◆ **TASK DIRECTIONS**: Copy everything in the listing below word for word, apart from any images.

◆ **RAW DATA**:
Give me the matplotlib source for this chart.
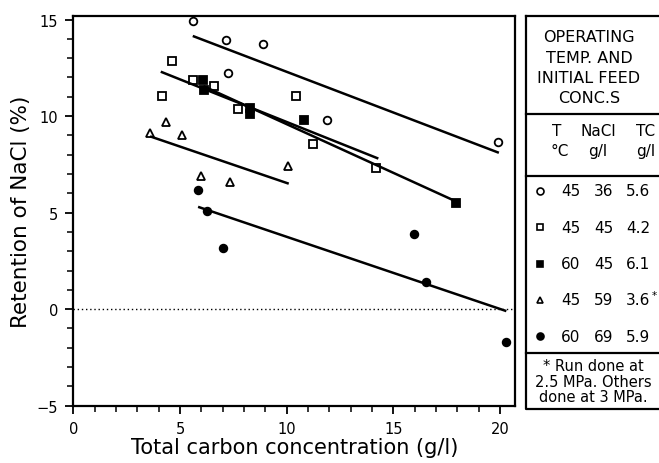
import matplotlib.pyplot as plt
from matplotlib.ticker import MultipleLocator

# data: total carbon (g/l) vs NaCl retention (%)
open_circ_x = [5.6, 7.15, 8.9, 7.25, 11.9, 19.9]
open_circ_y = [14.9, 13.95, 13.75, 12.25, 9.8, 8.65]

open_sq_x = [4.65, 5.6, 6.6, 4.15, 7.7, 10.45, 11.25, 14.2]
open_sq_y = [12.85, 11.85, 11.55, 11.05, 10.35, 11.05, 8.55, 7.3]

fill_sq_x = [6.1, 6.15, 8.3, 8.3, 10.8, 17.95]
fill_sq_y = [11.85, 11.35, 10.4, 10.1, 9.8, 5.5]

tri_x = [3.6, 4.35, 5.1, 6.0, 7.35, 10.05]
tri_y = [9.15, 9.7, 9.0, 6.9, 6.6, 7.4]

fill_circ_x = [5.85, 6.25, 7.0, 15.95, 16.55, 20.3]
fill_circ_y = [6.15, 5.1, 3.15, 3.9, 1.4, -1.7]

# regression lines: (x start, x end), (y start, y end)
fit_circ = ([5.6, 19.95], [14.15, 8.1])
fit_osq = ([4.1, 14.3], [12.3, 7.8])
fit_fsq = ([6.1, 18.0], [11.55, 5.55])
fit_tri = ([3.6, 10.1], [8.95, 6.5])
fit_fcirc = ([5.85, 20.3], [5.3, -0.1])

# legend table contents
legend_rows = [("45", "36", "5.6"), ("45", "45", "4.2"), ("60", "45", "6.1"),
               ("45", "59", "3.6"), ("60", "69", "5.9")]
starred = [False, False, False, True, False]

plt.rcParams['font.family'] = ['DejaVu Sans']

fig = plt.figure(figsize=(6.59, 4.64), dpi=100)
W, H = 659, 464
ax = fig.add_axes([73.3 / W, 1 - 406.7 / H, (515.3 - 73.3) / W, (406.7 - 16.7) / H])

mk = dict(linestyle='none', markersize=5.5, markeredgewidth=1.3, color='black')
ax.plot(open_circ_x, open_circ_y, marker='o', markerfacecolor='white', **mk)
ax.plot(open_sq_x, open_sq_y, marker='s', markerfacecolor='white', **mk)
ax.plot(fill_sq_x, fill_sq_y, marker='s', markerfacecolor='black', **mk)
ax.plot(tri_x, tri_y, marker='^', markerfacecolor='white', **mk)
ax.plot(fill_circ_x, fill_circ_y, marker='o', markerfacecolor='black', **mk)

for fx, fy in [fit_circ, fit_osq, fit_fsq, fit_tri, fit_fcirc]:
    ax.plot(fx, fy, color='black', lw=1.8, solid_capstyle='butt')

ax.axhline(0, color='black', lw=1, linestyle=(0, (1, 2)))

ax.set_xlim(0, 20.72)
ax.set_ylim(-5, 15.2)
ax.xaxis.set_major_locator(MultipleLocator(5))
ax.xaxis.set_minor_locator(MultipleLocator(1))
ax.yaxis.set_major_locator(MultipleLocator(5))
ax.yaxis.set_minor_locator(MultipleLocator(1))
ax.tick_params(which='major', direction='out', length=6, width=1.3, labelsize=10.5, pad=5)
ax.tick_params(which='minor', direction='out', length=4, width=1.1)
for s in ax.spines.values():
    s.set_linewidth(1.6)

ax.set_xlabel('Total carbon concentration (g/l)', fontsize=15, labelpad=1)
ax.set_ylabel('Retention of NaCl (%)', fontsize=15.5, labelpad=4)

# side panel drawn in pixel coordinates
pn = fig.add_axes([0, 0, 1, 1], facecolor='none')
pn.set_xlim(0, W)
pn.set_ylim(H, 0)
pn.axis('off')

lw = 1.6
pn.plot([526, 526, 700], [17.3, 410, 410], color='black', lw=lw)
pn.plot([526, 700], [17.3, 17.3], color='black', lw=lw)
for yy in [115, 177, 354]:
    pn.plot([526, 700], [yy, yy], color='black', lw=lw)

hdr = ["OPERATING", "TEMP. AND", "INITIAL FEED", "CONC.S"]
for i, t in enumerate(hdr):
    pn.text(589, 38 + i * 20.3, t, ha='center', va='center', fontsize=11.5)

pn.text(557, 132, "T", ha='center', va='center', fontsize=11)
pn.text(598, 132, "NaCl", ha='center', va='center', fontsize=11)
pn.text(636, 132, "TC", ha='left', va='center', fontsize=11)
pn.text(560, 152, "°C", ha='center', va='center', fontsize=11)
pn.text(598, 152, "g/l", ha='center', va='center', fontsize=11)
pn.text(636, 152, "g/l", ha='left', va='center', fontsize=11)

styles = [('o', 'white'), ('s', 'white'), ('s', 'black'), ('^', 'white'), ('o', 'black')]
for i, (row, (m, fc)) in enumerate(zip(legend_rows, styles)):
    yy = 192 + i * 36.3
    pn.plot([540], [yy], marker=m, markersize=5, markerfacecolor=fc,
            markeredgecolor='black', markeredgewidth=1.2, linestyle='none')
    pn.text(571, yy, row[0], ha='center', va='center', fontsize=11)
    pn.text(604, yy, row[1], ha='center', va='center', fontsize=11)
    pn.text(626, yy, row[2], ha='left', va='center', fontsize=11)
    if starred[i]:
        pn.text(652, yy - 5, "*", ha='left', va='center', fontsize=7.5)

foot = ["* Run done at", "2.5 MPa. Others", "done at 3 MPa."]
for i, t in enumerate(foot):
    pn.text(593, 367 + i * 15.5, t, ha='center', va='center', fontsize=10.5)

fig.savefig('out.png', dpi=100)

◆ **FINAL RESULT**:
Give me the matplotlib source for this chart.
import matplotlib.pyplot as plt
from matplotlib.ticker import MultipleLocator

# data: total carbon (g/l) vs NaCl retention (%)
open_circ_x = [5.6, 7.15, 8.9, 7.25, 11.9, 19.9]
open_circ_y = [14.9, 13.95, 13.75, 12.25, 9.8, 8.65]

open_sq_x = [4.65, 5.6, 6.6, 4.15, 7.7, 10.45, 11.25, 14.2]
open_sq_y = [12.85, 11.85, 11.55, 11.05, 10.35, 11.05, 8.55, 7.3]

fill_sq_x = [6.1, 6.15, 8.3, 8.3, 10.8, 17.95]
fill_sq_y = [11.85, 11.35, 10.4, 10.1, 9.8, 5.5]

tri_x = [3.6, 4.35, 5.1, 6.0, 7.35, 10.05]
tri_y = [9.15, 9.7, 9.0, 6.9, 6.6, 7.4]

fill_circ_x = [5.85, 6.25, 7.0, 15.95, 16.55, 20.3]
fill_circ_y = [6.15, 5.1, 3.15, 3.9, 1.4, -1.7]

# regression lines: (x start, x end), (y start, y end)
fit_circ = ([5.6, 19.95], [14.15, 8.1])
fit_osq = ([4.1, 14.3], [12.3, 7.8])
fit_fsq = ([6.1, 18.0], [11.55, 5.55])
fit_tri = ([3.6, 10.1], [8.95, 6.5])
fit_fcirc = ([5.85, 20.3], [5.3, -0.1])

# legend table contents
legend_rows = [("45", "36", "5.6"), ("45", "45", "4.2"), ("60", "45", "6.1"),
               ("45", "59", "3.6"), ("60", "69", "5.9")]
starred = [False, False, False, True, False]

plt.rcParams['font.family'] = ['DejaVu Sans']

fig = plt.figure(figsize=(6.59, 4.64), dpi=100)
W, H = 659, 464
ax = fig.add_axes([73.3 / W, 1 - 406.7 / H, (515.3 - 73.3) / W, (406.7 - 16.7) / H])

mk = dict(linestyle='none', markersize=5.5, markeredgewidth=1.3, color='black')
ax.plot(open_circ_x, open_circ_y, marker='o', markerfacecolor='white', **mk)
ax.plot(open_sq_x, open_sq_y, marker='s', markerfacecolor='white', **mk)
ax.plot(fill_sq_x, fill_sq_y, marker='s', markerfacecolor='black', **mk)
ax.plot(tri_x, tri_y, marker='^', markerfacecolor='white', **mk)
ax.plot(fill_circ_x, fill_circ_y, marker='o', markerfacecolor='black', **mk)

for fx, fy in [fit_circ, fit_osq, fit_fsq, fit_tri, fit_fcirc]:
    ax.plot(fx, fy, color='black', lw=1.8, solid_capstyle='butt')

ax.axhline(0, color='black', lw=1, linestyle=(0, (1, 2)))

ax.set_xlim(0, 20.72)
ax.set_ylim(-5, 15.2)
ax.xaxis.set_major_locator(MultipleLocator(5))
ax.xaxis.set_minor_locator(MultipleLocator(1))
ax.yaxis.set_major_locator(MultipleLocator(5))
ax.yaxis.set_minor_locator(MultipleLocator(1))
ax.tick_params(which='major', direction='out', length=6, width=1.3, labelsize=10.5, pad=5)
ax.tick_params(which='minor', direction='out', length=4, width=1.1)
for s in ax.spines.values():
    s.set_linewidth(1.6)

ax.set_xlabel('Total carbon concentration (g/l)', fontsize=15, labelpad=1)
ax.set_ylabel('Retention of NaCl (%)', fontsize=15.5, labelpad=4)

# side panel drawn in pixel coordinates
pn = fig.add_axes([0, 0, 1, 1], facecolor='none')
pn.set_xlim(0, W)
pn.set_ylim(H, 0)
pn.axis('off')

lw = 1.6
pn.plot([526, 526, 700], [17.3, 410, 410], color='black', lw=lw)
pn.plot([526, 700], [17.3, 17.3], color='black', lw=lw)
for yy in [115, 177, 354]:
    pn.plot([526, 700], [yy, yy], color='black', lw=lw)

hdr = ["OPERATING", "TEMP. AND", "INITIAL FEED", "CONC.S"]
for i, t in enumerate(hdr):
    pn.text(589, 38 + i * 20.3, t, ha='center', va='center', fontsize=11.5)

pn.text(557, 132, "T", ha='center', va='center', fontsize=11)
pn.text(598, 132, "NaCl", ha='center', va='center', fontsize=11)
pn.text(636, 132, "TC", ha='left', va='center', fontsize=11)
pn.text(560, 152, "°C", ha='center', va='center', fontsize=11)
pn.text(598, 152, "g/l", ha='center', va='center', fontsize=11)
pn.text(636, 152, "g/l", ha='left', va='center', fontsize=11)

styles = [('o', 'white'), ('s', 'white'), ('s', 'black'), ('^', 'white'), ('o', 'black')]
for i, (row, (m, fc)) in enumerate(zip(legend_rows, styles)):
    yy = 192 + i * 36.3
    pn.plot([540], [yy], marker=m, markersize=5, markerfacecolor=fc,
            markeredgecolor='black', markeredgewidth=1.2, linestyle='none')
    pn.text(571, yy, row[0], ha='center', va='center', fontsize=11)
    pn.text(604, yy, row[1], ha='center', va='center', fontsize=11)
    pn.text(626, yy, row[2], ha='left', va='center', fontsize=11)
    if starred[i]:
        pn.text(652, yy - 5, "*", ha='left', va='center', fontsize=7.5)

foot = ["* Run done at", "2.5 MPa. Others", "done at 3 MPa."]
for i, t in enumerate(foot):
    pn.text(593, 367 + i * 15.5, t, ha='center', va='center', fontsize=10.5)

fig.savefig('out.png', dpi=100)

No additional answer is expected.